Abstract

Our count of living species remains incomplete. In the 250-plus years since Carl Linnaeus set up the modern taxonomic system, we have classified about 1.25 million species, about three-quarters of them animals. Another 17 percent are plants, and the remainder are fungi and microbes. And that's the official count — the still-unrecognized number of species could be several times higher still. • The diversity of man-made objects is easily as rich. Although my comparisons involve not just those proverbial apples and oranges but apples and automobiles, they still reveal what we have wrought. • I begin constructing my parallel taxonomy with the domain of all man-made objects. This domain is equivalent to the Eukarya, all organisms having nuclei in their cells. It contains the kingdom of complex, multicomponent designs, equivalent to Animalia. Within that kingdom we have the phylum of designs powered by electricity, equivalent to the Chordata, creatures with a dorsal nerve cord. Within that phylum is a major class of portable designs, equivalent to Mammalia. Within that class is the order of communications artifacts, equivalent to Cetacea, the class of whales, dolphins, and porpoises, and it contains the family of phones, equivalent to Delphinidae, the oceanic dolphins. • Families contain genera, such as Delphinus (common dolphin), Orcinus (orcas), and Tursiops (bottlenose dolphins) in the ocean.
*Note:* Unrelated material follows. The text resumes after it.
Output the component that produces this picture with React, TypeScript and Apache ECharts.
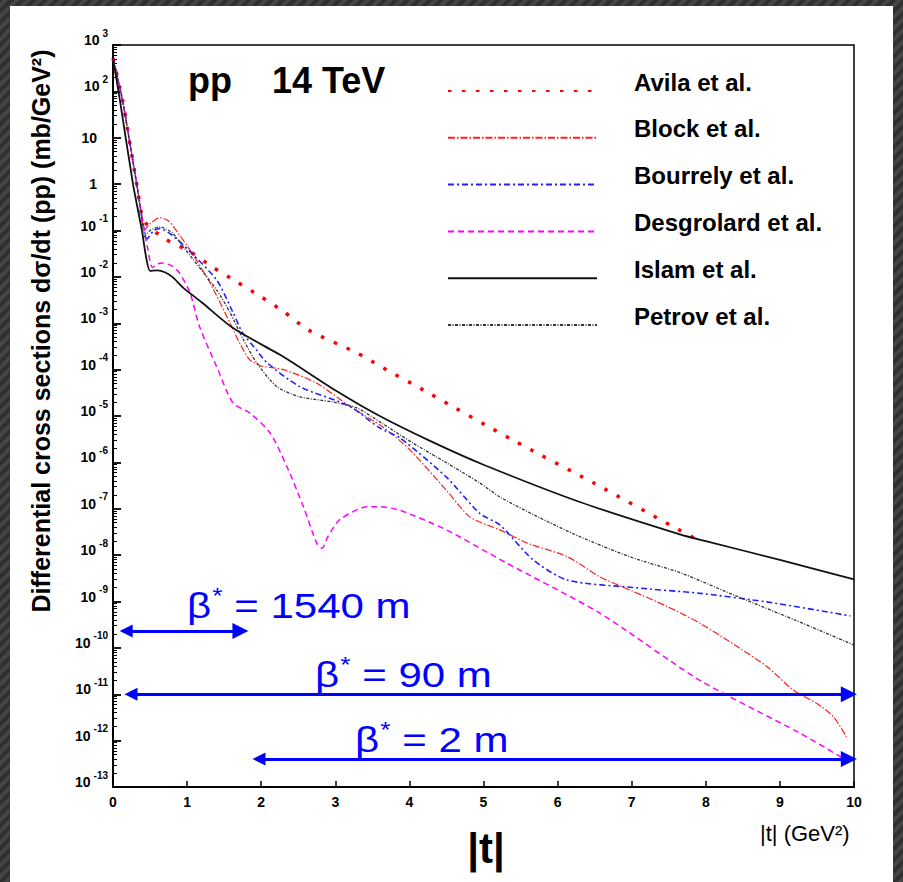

And, according to GSM Arena, which monitors the industry, in early 2019 there were more than 110 mobile-phone genera (brands). Some genera contain a single specific species — for instance, Orcinus contains only Orcinusorca, the killer whale. Other genera are species-rich. In the mobile-phone realm none is richer than Samsung, which now includes nearly 1,200 devices. It is followed by LG, with more than 600, and Motorola and Nokia, each with nearly 500 designs. Altogether, in early 2019 there were some 9,500 different mobile “species”—and that total is considerably larger than the known diversity of mammals (fewer than 5,500 species).